Ed è così che, con qualche rimarchevole e segnata eccezione, certo da secoli e, nei tempi recenti, in modo sfacciato e senza eccezione, non c'è cosa in effetti che in Sicilia non si faccia alla bell'e meglio, sans façon, come capita. E a chi, incredulo forestiere, fosse necessaria una visita per constatarlo, sarebbe bastevole solo un giorno per raccoglierne esperienze dirette in quantità.
Appena il caso di osservare, a questo punto, che nella vita civile una generale approssimazione rappresenta l'habitat più favorevole alla presenza e alla crescita del malaffare.

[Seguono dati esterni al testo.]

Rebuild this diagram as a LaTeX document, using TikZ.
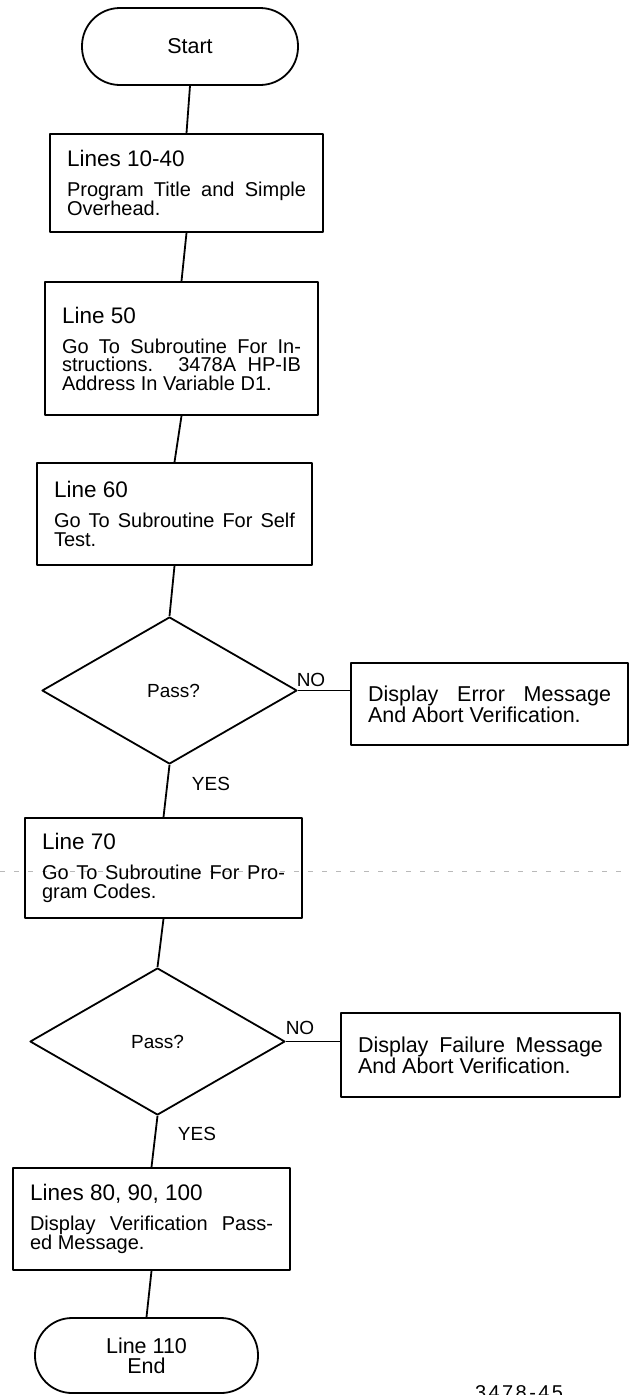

Non è per caso dunque che siano divenuti proverbiali i modi del malaffare che prosperano in tale civitas, orientati fondamentalmente a ribadire un potere. Alla luce dell'osservazione da cui si è partiti, essi producono correlativamente un'attitudine all'ozio che, con circolo vizioso, ingigantisce vieppiù le approssimazioni che consentono al malaffare di prosperare.
Condizioni accidentalmente favorevoli all'osservazione rendono spesso palesi i guasti che un'approssimazione sistematica e generalizzata produce ora in un àmbito della vita associata (si metta, lo stato delle strade), ora in un altro (si metta, la rete idrica). Ovviamente, senza effetti correttivi o, meglio, con effetti correttivi sempre approssimativi. Non da oggi, non da ieri, chi avrebbe dovuto curarsi di un aspetto o dell'altro, strappato dal proprio ozio, lo ha fatto approssimativamente e, complice, l'intero corpo sociale, con la miriade delle sue approssimazioni, lo ha coperto e lo copre: chi non arronza scagli la prima pietra...
Per la brama di ozio, l'operosità puntigliosa, l'accuratezza, la ricerca del ben fatto sono dunque attitudini, si vorrebbe dire, sentimenti che, ammesso abbiano abitato tale civitas di tanto in tanto e ormai in tempi lontani (ce ne sono singolari e, a dire il vero, molto sorprendenti prove) devono sempre essere stati importati: così dice, d'altra parte, l'opera citata in esordio, in un suo successivo passaggio.
O, se fortuitamente indigeni (non c'è civitas che manchi di pecore nere), tali sentimenti sono (stati) visti appunto come un'autentica devianza, come una diversità pericolosa per la comunità oziosa. Con esiti talvolta letali, per coloro che se ne sono fatti araldi e che, negli intervalli di un ozio sacrosanto, ciò che era loro capitato in sorte di fare, avrebbero soltanto voluto farlo, scandalosamente, a solitaria regola d'arte.